Institutional investment in housing sends Government running for cover

Anxiety about investment funds will vanish if Government delivers on housing targets

The Irish housing market has traditionally been short of stable, professional, long-term institutional landlords to service rental demand.

The Irish housing market has traditionally been short of stable, professional, long-term institutional landlords to service rental demand.

 

The issue of international investment funds buying up entire housing estates has the Government running for cover, cowering over the potential political consequences of first-time buyers being squeezed out of the market by tax-efficient financial behemoths.

It emerged in recent days that investment group Round Hill Capital has bought most of a 174-house estate in Maynooth, Co Kildare, while with local investor SFO it also bought an estate recently in Dublin 15.
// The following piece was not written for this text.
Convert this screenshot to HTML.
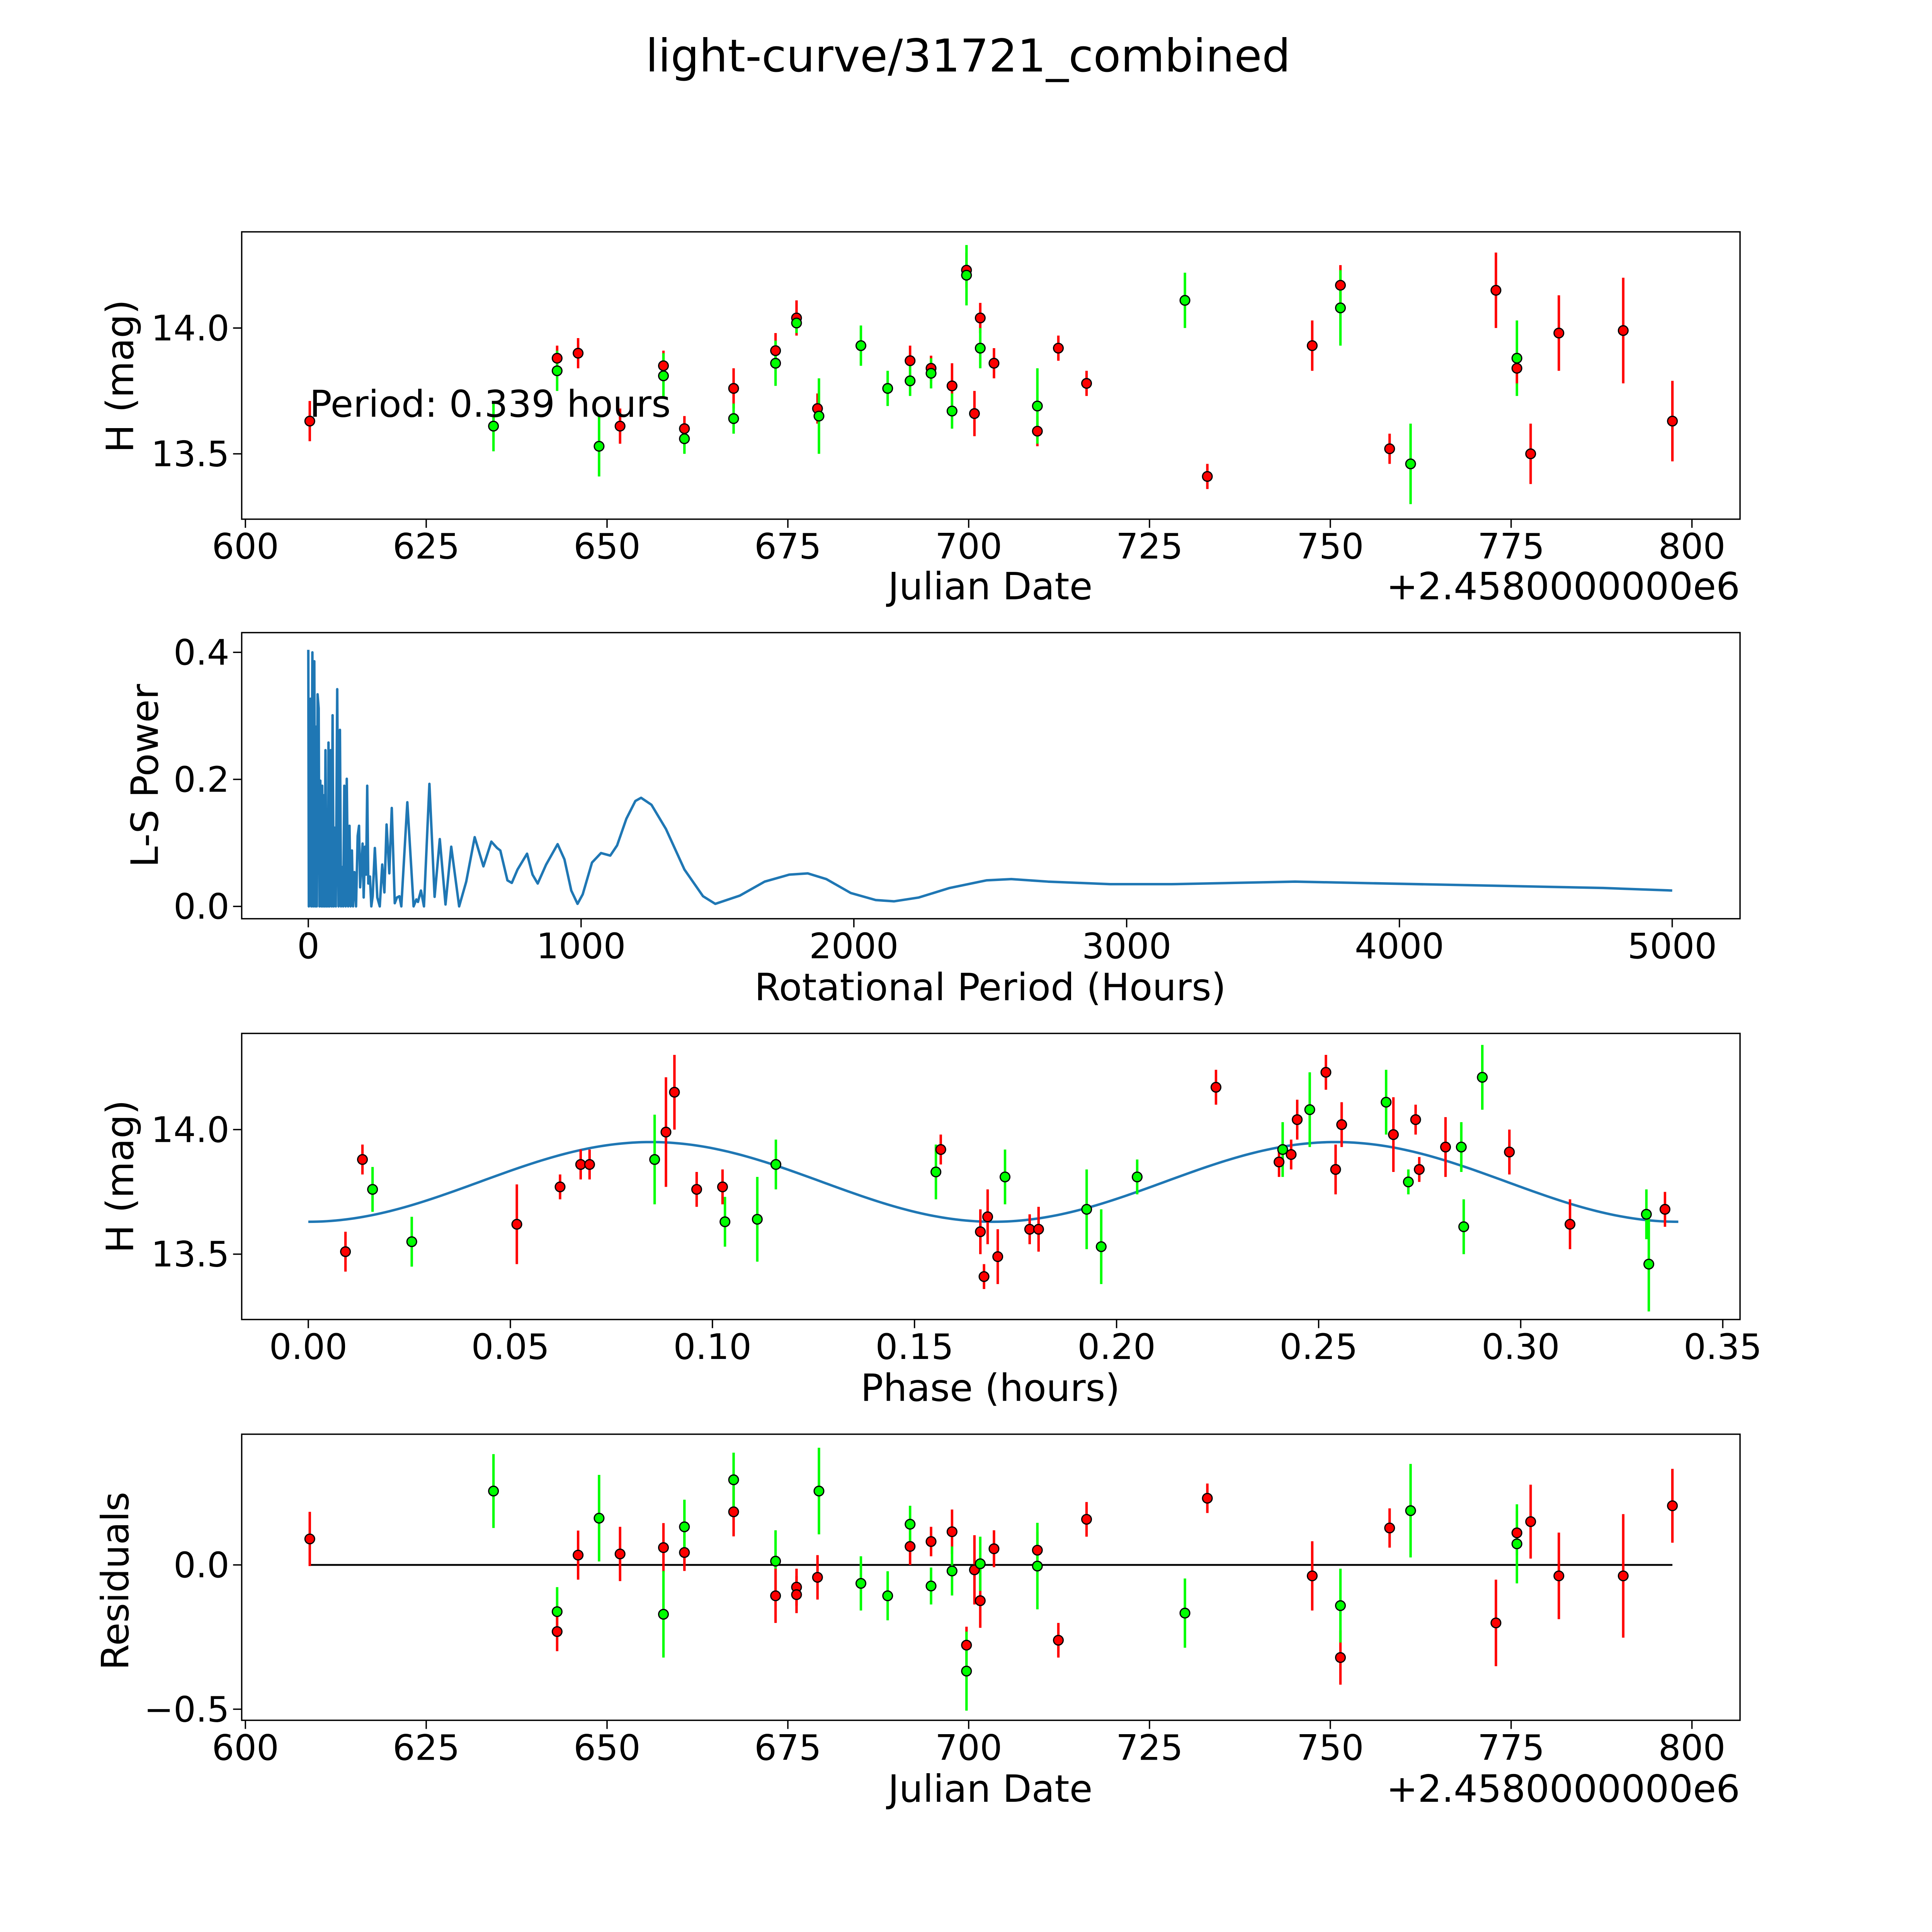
<!DOCTYPE html>
<html><head><meta charset="utf-8"><style>
html,body{margin:0;padding:0;background:#fff;overflow:hidden}
svg{display:block}
text{font-family:"DejaVu Sans","Liberation Sans",sans-serif;fill:#000}
</style></head><body>
<svg id="fig" xmlns="http://www.w3.org/2000/svg" width="5400" height="5400" viewBox="0 0 1692 1692">
<rect width="1692" height="1692" fill="#fff"/>
<text x="785" y="58" font-size="36.5" text-anchor="middle">light-curve/31721_combined</text>
</svg>
<script>
// ---- Panel 1: light curve data ----
const lcJd  = [608.9,634.3,643.1,643.1,646.0,648.9,651.8,657.8,657.8,660.7,660.7,667.5,667.5,673.3,673.3,676.2,676.2,679.1,679.3,685.1,688.8,691.9,691.9,694.8,694.8,697.7,697.7,699.7,699.7,700.8,701.6,701.6,703.5,709.5,709.5,712.4,716.3,729.9,733.0,747.5,751.4,751.4,758.2,761.1,772.9,775.8,775.8,777.7,781.6,790.5,797.3];
const lcMag = [13.63,13.61,13.88,13.83,13.90,13.53,13.61,13.85,13.81,13.60,13.56,13.76,13.64,13.91,13.86,14.04,14.02,13.68,13.65,13.93,13.76,13.87,13.79,13.84,13.82,13.77,13.67,14.23,14.21,13.66,14.04,13.92,13.86,13.59,13.69,13.92,13.78,14.11,13.41,13.93,14.17,14.08,13.52,13.46,14.15,13.88,13.84,13.50,13.98,13.99,13.63];
const lcErr = [0.08,0.10,0.05,0.08,0.06,0.12,0.07,0.06,0.09,0.05,0.06,0.08,0.06,0.07,0.09,0.07,0.04,0.06,0.15,0.08,0.07,0.06,0.06,0.05,0.06,0.09,0.07,0.07,0.12,0.09,0.06,0.08,0.06,0.06,0.15,0.05,0.05,0.11,0.05,0.10,0.08,0.15,0.06,0.16,0.15,0.15,0.06,0.12,0.15,0.21,0.16];
const lcBand= ["r","g","r","g","r","g","r","r","g","r","g","r","g","r","g","r","g","r","g","g","g","r","g","r","g","r","g","r","g","r","r","g","r","r","g","r","r","g","r","r","r","g","r","g","r","g","r","r","r","r","r"];
// ---- Panel 2: periodogram ----
const lsPeriod = [0,2,8,11,15,18,22,25,29,31,34,38,41,44,48,51,54,57,60,63,66,69,72,74,78,82,86,89,93,96,101,106,111,116,120,124,128,132,137,141,146,151,155,160,164,169,175,181,186,190,199,203,208,212,216,220,226,231,236,244,253,262,271,279,287,297,306,317,325,334,341,363,386,396,402,413,424,444,463,482,503,524,553,579,610,642,671,692,704,730,746,767,802,822,841,872,914,939,964,987,1006,1040,1073,1107,1132,1166,1199,1220,1258,1311,1379,1447,1492,1582,1673,1763,1831,1899,1989,2080,2147,2238,2351,2486,2577,2712,2939,3165,3391,3617,3843,4295,4747,5000];
const lsPower  = [0.404,0,0.327,0,0.40,0,0.386,0,0.283,0,0.334,0.312,0,0.198,0,0.19,0,0.175,0,0.246,0,0.153,0,0.258,0,0.246,0,0.301,0,0.124,0,0.342,0,0.278,0,0.062,0,0.19,0,0.201,0,0.127,0,0.088,0,0.054,0,0.111,0.127,0.03,0.099,0.014,0.094,0.05,0.19,0.036,0.047,0,0.016,0.092,0.014,0,0.066,0.022,0.129,0.052,0.155,0.005,0.014,0.016,0,0.164,0,0.011,0.007,0.025,0,0.193,0.015,0.106,0.003,0.094,0,0.039,0.109,0.063,0.102,0.092,0.088,0.041,0.037,0.058,0.083,0.05,0.036,0.066,0.098,0.074,0.025,0.004,0.019,0.069,0.084,0.08,0.096,0.138,0.166,0.171,0.16,0.122,0.058,0.016,0.004,0.017,0.039,0.05,0.052,0.043,0.021,0.01,0.008,0.014,0.029,0.041,0.043,0.039,0.035,0.035,0.037,0.039,0.037,0.033,0.029,0.025];
// ---- Panel 3: phased ----
const phX = [0.0092,0.0134,0.0159,0.0256,0.0516,0.0623,0.0674,0.0696,0.0857,0.0885,0.0906,0.0961,0.1025,0.1031,0.1111,0.1157,0.1553,0.1565,0.1663,0.1681,0.1672,0.1706,0.1724,0.1785,0.1807,0.1926,0.1962,0.2051,0.2246,0.2402,0.2411,0.2432,0.2447,0.2478,0.2518,0.2542,0.2557,0.2667,0.2685,0.2722,0.2740,0.2749,0.2814,0.2853,0.2859,0.2905,0.2972,0.3122,0.3311,0.3317,0.3357];
const phMag = [13.51,13.88,13.76,13.55,13.62,13.77,13.86,13.86,13.88,13.99,14.15,13.76,13.77,13.63,13.64,13.86,13.83,13.92,13.59,13.65,13.41,13.49,13.81,13.60,13.60,13.68,13.53,13.81,14.17,13.87,13.92,13.90,14.04,14.08,14.23,13.84,14.02,14.11,13.98,13.79,14.04,13.84,13.93,13.93,13.61,14.21,13.91,13.62,13.66,13.46,13.68];
const phErr = [0.08,0.06,0.09,0.10,0.16,0.05,0.06,0.06,0.18,0.22,0.15,0.07,0.07,0.10,0.17,0.10,0.11,0.06,0.09,0.11,0.05,0.11,0.11,0.06,0.09,0.16,0.15,0.07,0.07,0.06,0.11,0.06,0.08,0.15,0.07,0.10,0.09,0.13,0.15,0.05,0.06,0.05,0.12,0.10,0.11,0.13,0.09,0.10,0.10,0.19,0.07];
const phBand= ["r","r","g","g","r","r","r","r","g","r","r","r","r","g","g","g","g","r","r","r","r","r","g","r","r","g","g","g","r","r","g","r","r","g","r","r","r","g","r","g","r","r","r","g","g","g","r","r","g","g","r"];
const fitPeriod = 0.339, fitMean = 13.79, fitAmp = 0.16;
// ---- Panel 4: residuals ----
const rsJd  = [608.9,634.3,643.1,643.1,646.0,648.9,651.8,657.8,657.8,660.7,660.7,667.5,667.5,673.3,673.3,676.2,676.2,679.1,679.3,685.1,688.8,691.9,691.9,694.8,694.8,697.7,697.7,699.7,699.7,700.8,701.6,701.6,703.5,709.5,709.5,712.4,716.3,729.9,733.0,747.5,751.4,751.4,758.2,761.1,772.9,775.8,775.8,777.7,781.6,790.5,797.3];
const rsVal = [0.09,0.256,-0.162,-0.231,0.034,0.162,0.038,0.06,-0.171,0.043,0.132,0.184,0.295,0.013,-0.107,-0.077,-0.103,-0.043,0.256,-0.064,-0.107,0.064,0.141,0.081,-0.073,0.115,-0.021,-0.278,-0.368,-0.017,-0.124,0.004,0.056,0.051,-0.004,-0.261,0.158,-0.167,0.231,-0.038,-0.321,-0.141,0.128,0.188,-0.201,0.111,0.073,0.15,-0.038,-0.038,0.205];
const rsErr = [0.094,0.128,0.085,0.068,0.085,0.15,0.094,0.085,0.15,0.064,0.094,0.085,0.094,0.107,0.094,0.064,0.064,0.077,0.15,0.094,0.085,0.064,0.064,0.051,0.064,0.077,0.085,0.064,0.137,0.12,0.094,0.094,0.064,0.064,0.15,0.06,0.06,0.12,0.051,0.12,0.094,0.128,0.068,0.162,0.15,0.077,0.137,0.128,0.15,0.214,0.128];
const rsBand= ["r","g","g","r","r","g","r","r","g","r","g","r","g","g","r","r","r","r","g","g","g","r","g","r","g","r","g","r","g","r","r","g","r","r","g","r","r","g","r","r","r","g","r","g","r","r","g","r","r","r","r"];
const jdTicks = [600,625,650,675,700,725,750,775,800];
const lsXTicks = [0,1000,2000,3000,4000,5000];
const lsYTicks = ["0.0","0.2","0.4"];
const phXTicks = ["0.00","0.05","0.10","0.15","0.20","0.25","0.30","0.35"];
const magTicks = ["13.5","14.0"];
const rsTicks = ["\u22120.5","0.0"];

const NS="http://www.w3.org/2000/svg";
const fig=document.getElementById('fig');
function mk(tag,attrs,parent){const e=document.createElementNS(NS,tag);for(const k in attrs)e.setAttribute(k,attrs[k]);(parent||fig).appendChild(e);return e;}
const L=196,R=1411,W=R-L;
const TF=28.5, LF=30.5;
function lin(d0,d1,p0,p1){return v=>p0+(v-d0)*(p1-p0)/(d1-d0);}
function axesBox(top,bot,name){const g=mk('g',{});return g;}
function frame(g,top,bot){mk('rect',{x:L,y:top,width:W,height:bot-top,fill:'none',stroke:'#000','stroke-width':1.1},g);}
function xTick(g,px,bot,label){mk('line',{x1:px,y1:bot,x2:px,y2:bot+7,stroke:'#000','stroke-width':1.1},g);const t=mk('text',{x:px,y:bot+32,'font-size':TF,'text-anchor':'middle'},g);t.textContent=label;}
function yTick(g,py,label){mk('line',{x1:L,y1:py,x2:L-7,y2:py,stroke:'#000','stroke-width':1.1},g);const t=mk('text',{x:L-10,y:py+10,'font-size':TF,'text-anchor':'end'},g);t.textContent=label;}
function label(g,x,y,txt,rot,name,anchor){const t=mk('text',{x:x,y:y,'font-size':LF,'text-anchor':anchor||'middle'},g);if(rot)t.setAttribute('transform',`rotate(-90 ${x} ${y})`);t.textContent=txt;return t;}
const col={r:'#ff0000',g:'#00ff00'};
function errPts(g,xs,ys,es,bs,sx,sy,name){
  for(let i=0;i<xs.length;i++){
    const l=mk('line',{x1:sx(xs[i]),x2:sx(xs[i]),y1:sy(ys[i]-es[i]),y2:sy(ys[i]+es[i]),stroke:col[bs[i]],'stroke-width':2},g);
    
    
  }
  for(let i=0;i<xs.length;i++){
    const c=mk('circle',{cx:sx(xs[i]),cy:sy(ys[i]),r:3.9,fill:col[bs[i]],stroke:'#000','stroke-width':1},g);
    
    
  }
}
// Panel 1
(function(){
  const top=188,bot=421,g=axesBox(top,bot,'light-curve-axes');
  const sx=lin(600,800,199,1372), sy=lin(14.0,13.5,266,368);
  errPts(g,lcJd,lcMag,lcErr,lcBand,sx,sy,'light-curve');
  frame(g,top,bot);
  jdTicks.forEach(v=>xTick(g,sx(v),bot,String(v)));
  magTicks.forEach(v=>yTick(g,sy(parseFloat(v)),v));
  label(g,803,486,'Julian Date',false,'x-axis-title');
  label(g,1411,486,'+2.4580000000e6',false,'x-offset-text','end');
  label(g,108,305,'H (mag)',true,'y-axis-title');
  const t=mk('text',{x:251,y:338,'font-size':30},g);t.textContent='Period: 0.339 hours';
  
  
})();
// Panel 2
(function(){
  const top=513,bot=745,g=axesBox(top,bot,'periodogram-axes');
  const sx=lin(0,5000,250,1356), sy=lin(0,0.4,735,529);
  const d=lsPeriod.map((p,i)=>(i?'L':'M')+sx(p).toFixed(2)+','+sy(lsPower[i]).toFixed(2)).join(' ');
  const p=mk('path',{d:d,fill:'none',stroke:'#1f77b4','stroke-width':2,'stroke-linejoin':'round'},g);
  
  
  frame(g,top,bot);
  lsXTicks.forEach(v=>xTick(g,sx(v),bot,String(v)));
  lsYTicks.forEach(v=>yTick(g,sy(parseFloat(v)),v));
  label(g,803,811,'Rotational Period (Hours)',false,'x-axis-title');
  label(g,128,629,'L-S Power',true,'y-axis-title');
})();
// Panel 3
(function(){
  const top=838,bot=1070,g=axesBox(top,bot,'phase-axes');
  const sx=lin(0,0.35,250,1397), sy=lin(14.0,13.5,916,1017);
  let d='';
  for(let i=0;i<=300;i++){const x=fitPeriod*i/300;const y=fitMean-fitAmp*Math.cos(4*Math.PI*x/fitPeriod);d+=(i?'L':'M')+sx(x).toFixed(2)+','+sy(y).toFixed(2)+' ';}
  const p=mk('path',{d:d,fill:'none',stroke:'#1f77b4','stroke-width':2},g);
  
  
  errPts(g,phX,phMag,phErr,phBand,sx,sy,'phase');
  frame(g,top,bot);
  phXTicks.forEach(v=>xTick(g,sx(parseFloat(v)),bot,v));
  magTicks.forEach(v=>yTick(g,sy(parseFloat(v)),v));
  label(g,803,1136,'Phase (hours)',false,'x-axis-title');
  label(g,108,954,'H (mag)',true,'y-axis-title');
})();
// Panel 4
(function(){
  const top=1163,bot=1395,g=axesBox(top,bot,'residuals-axes');
  const sx=lin(600,800,199,1372), sy=lin(0,-0.5,1269,1386);
  const z=mk('line',{x1:sx(608.9),x2:sx(797.3),y1:sy(0),y2:sy(0),stroke:'#000','stroke-width':1.5},g);
  
  
  errPts(g,rsJd,rsVal,rsErr,rsBand,sx,sy,'residual');
  frame(g,top,bot);
  jdTicks.forEach(v=>xTick(g,sx(v),bot,String(v)));
  rsTicks.forEach(v=>yTick(g,sy(parseFloat(v.replace('\u2212','-'))),v));
  label(g,803,1461,'Julian Date',false,'x-axis-title');
  label(g,1411,1461,'+2.4580000000e6',false,'x-offset-text','end');
  label(g,104,1282,'Residuals',true,'y-axis-title');
})();
</script>
</body></html>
Institutional buy-to-rent investment is a small but growing part of the market. At the end of last year, institutions owned close to 16,000 units, less than 1 per cent of the State’s total housing stock.

The Government’s opposition, however, has spotted a political open goal and is using the issue to batter the coalition, which like all Irish administrations keeps stepping on landmines in the housing sector.

Vulture funds

The public debate is reminiscent of a previous controversy surrounding the so-called global “vulture funds” that supposedly feasted on the carcass of the Irish economy after the last crash.

Some perspective is required. It is true that it must be galling for first-time buyers who may have been eyeing up those properties in Maynooth and Dublin, only to find that a faceless, tax-efficient financial entity has snapped up the lot. But this issue must not be conflated with the housing crisis.

The houses bought by the funds will still be available in the market, only they will be rented out to families, instead of sold on the open market. The Irish market has traditionally been short of stable, professional, long-term institutional landlords to service rental demand – there are only so many retired guards and teachers out there to fund buy-to-lets.

Another problem arises, however, if the funds capitalise on the housing shortage to drive up rents to exorbitant levels. A hardening of rent restrictions might soften their cough in this regard.

But international funds also bring capital to the market, and if they are prepared to pre-fund developments without sucking up banking capacity, then they surely have some role to play.

Funds are not the bogeyman. And if the Government delivers on its housebuilding targets and the overall shortage is addressed, most of the problems around the funds’ involvement will go away.